'''
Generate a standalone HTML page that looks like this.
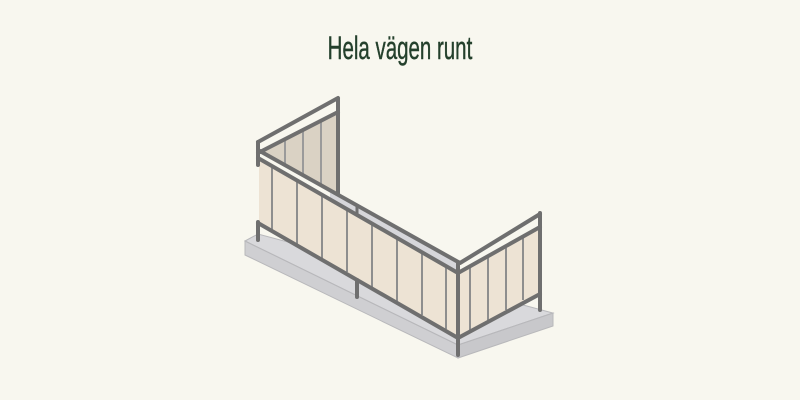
<!DOCTYPE html>
<html><head><meta charset="utf-8"><style>
html,body{margin:0;padding:0;background:#f8f7ef;}
body{width:800px;height:400px;overflow:hidden;position:relative;}
.t{position:absolute;left:0;width:800px;top:30px;text-align:center;font-family:"Liberation Sans",sans-serif;font-size:32px;color:#24402c;-webkit-text-stroke:0.4px #24402c;}
.t span{display:inline-block;transform:scaleX(0.64);}
</style></head><body>
<div class="t"><span>Hela vägen runt</span></div>
<svg width="800" height="400" style="position:absolute;left:0;top:0">
<!-- slab -->
<polygon points="245,241 258,234 553,313 458,345" fill="#d9d9dc"/>
<polygon points="245,241 458,345 458,358 245,255" fill="#cfcfd2" stroke="#b8b8bb" stroke-width="1"/>
<polygon points="458,345 553,313 553,326 458,358" fill="#c8c8cb" stroke="#b8b8bb" stroke-width="1"/>
<polygon points="245,241 258,234 553,313 458,345" fill="none" stroke="#b8b8bb" stroke-width="1"/>
<!-- back left panel -->
<polygon points="262,152 338,112 338,195" fill="#dad2c4"/>
<g stroke="#9a9a9a" stroke-width="2">
<line x1="285" y1="140" x2="285" y2="166"/><line x1="303" y1="130" x2="303" y2="176"/><line x1="321" y1="121" x2="321" y2="186"/>
</g>
<!-- back floor strip -->
<polygon points="330,191 458,263 458,274 330,205" fill="#d6d6da"/>
<!-- back long rail -->
<line x1="258" y1="150" x2="460" y2="263" stroke="#6f6f6f" stroke-width="4"/>
<line x1="338" y1="98" x2="338" y2="196" stroke="#6f6f6f" stroke-width="4"/>
<line x1="357" y1="205" x2="357" y2="215" stroke="#6f6f6f" stroke-width="3"/>
<!-- front panel -->
<polygon points="259,160 458,274 458,336 259,222" fill="#ede3d4"/>
<polygon points="458,274 540,227 540,295 458,336" fill="#ede3d4"/>
<g stroke="#8e8e8e" stroke-width="2">
<line x1="272" y1="168" x2="272" y2="230"/><line x1="297" y1="182" x2="297" y2="244"/><line x1="322" y1="196" x2="322" y2="258"/><line x1="347" y1="211" x2="347" y2="272"/><line x1="372" y1="225" x2="372" y2="287"/><line x1="397" y1="239" x2="397" y2="301"/><line x1="422" y1="253" x2="422" y2="315"/><line x1="446" y1="267" x2="446" y2="329"/>
<line x1="470" y1="268" x2="470" y2="330"/><line x1="488" y1="258" x2="488" y2="320"/><line x1="506" y1="248" x2="506" y2="310"/><line x1="523" y1="238" x2="523" y2="300"/>
</g>
<g stroke="#6f6f6f" stroke-width="4" fill="none" stroke-linecap="round" stroke-linejoin="round">
<polyline points="258,142 338,98"/>
<polyline points="258,153 338,112"/>
<line x1="258" y1="142" x2="258" y2="165"/>
<polyline points="258,158 458,273 540,227"/>
<polyline points="460,263 540,214"/>
<line x1="540" y1="213" x2="540" y2="310"/>
<line x1="458" y1="262" x2="458" y2="273"/>
<polyline points="258,223 458,338 540,294"/>
<line x1="258" y1="222" x2="258" y2="240"/>
<line x1="458" y1="272" x2="458" y2="355"/>
<line x1="357" y1="280" x2="357" y2="297"/>
</g>
</svg>
</body></html>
'''
**Exercise objective**
All the lines above are to be reproduced exactly, except the pictures.

**Worked answer**
Generate a standalone HTML page that looks like this.
<!DOCTYPE html>
<html><head><meta charset="utf-8"><style>
html,body{margin:0;padding:0;background:#f8f7ef;}
body{width:800px;height:400px;overflow:hidden;position:relative;}
.t{position:absolute;left:0;width:800px;top:30px;text-align:center;font-family:"Liberation Sans",sans-serif;font-size:32px;color:#24402c;-webkit-text-stroke:0.4px #24402c;}
.t span{display:inline-block;transform:scaleX(0.64);}
</style></head><body>
<div class="t"><span>Hela vägen runt</span></div>
<svg width="800" height="400" style="position:absolute;left:0;top:0">
<!-- slab -->
<polygon points="245,241 258,234 553,313 458,345" fill="#d9d9dc"/>
<polygon points="245,241 458,345 458,358 245,255" fill="#cfcfd2" stroke="#b8b8bb" stroke-width="1"/>
<polygon points="458,345 553,313 553,326 458,358" fill="#c8c8cb" stroke="#b8b8bb" stroke-width="1"/>
<polygon points="245,241 258,234 553,313 458,345" fill="none" stroke="#b8b8bb" stroke-width="1"/>
<!-- back left panel -->
<polygon points="262,152 338,112 338,195" fill="#dad2c4"/>
<g stroke="#9a9a9a" stroke-width="2">
<line x1="285" y1="140" x2="285" y2="166"/><line x1="303" y1="130" x2="303" y2="176"/><line x1="321" y1="121" x2="321" y2="186"/>
</g>
<!-- back floor strip -->
<polygon points="330,191 458,263 458,274 330,205" fill="#d6d6da"/>
<!-- back long rail -->
<line x1="258" y1="150" x2="460" y2="263" stroke="#6f6f6f" stroke-width="4"/>
<line x1="338" y1="98" x2="338" y2="196" stroke="#6f6f6f" stroke-width="4"/>
<line x1="357" y1="205" x2="357" y2="215" stroke="#6f6f6f" stroke-width="3"/>
<!-- front panel -->
<polygon points="259,160 458,274 458,336 259,222" fill="#ede3d4"/>
<polygon points="458,274 540,227 540,295 458,336" fill="#ede3d4"/>
<g stroke="#8e8e8e" stroke-width="2">
<line x1="272" y1="168" x2="272" y2="230"/><line x1="297" y1="182" x2="297" y2="244"/><line x1="322" y1="196" x2="322" y2="258"/><line x1="347" y1="211" x2="347" y2="272"/><line x1="372" y1="225" x2="372" y2="287"/><line x1="397" y1="239" x2="397" y2="301"/><line x1="422" y1="253" x2="422" y2="315"/><line x1="446" y1="267" x2="446" y2="329"/>
<line x1="470" y1="268" x2="470" y2="330"/><line x1="488" y1="258" x2="488" y2="320"/><line x1="506" y1="248" x2="506" y2="310"/><line x1="523" y1="238" x2="523" y2="300"/>
</g>
<g stroke="#6f6f6f" stroke-width="4" fill="none" stroke-linecap="round" stroke-linejoin="round">
<polyline points="258,142 338,98"/>
<polyline points="258,153 338,112"/>
<line x1="258" y1="142" x2="258" y2="165"/>
<polyline points="258,158 458,273 540,227"/>
<polyline points="460,263 540,214"/>
<line x1="540" y1="213" x2="540" y2="310"/>
<line x1="458" y1="262" x2="458" y2="273"/>
<polyline points="258,223 458,338 540,294"/>
<line x1="258" y1="222" x2="258" y2="240"/>
<line x1="458" y1="272" x2="458" y2="355"/>
<line x1="357" y1="280" x2="357" y2="297"/>
</g>
</svg>
</body></html>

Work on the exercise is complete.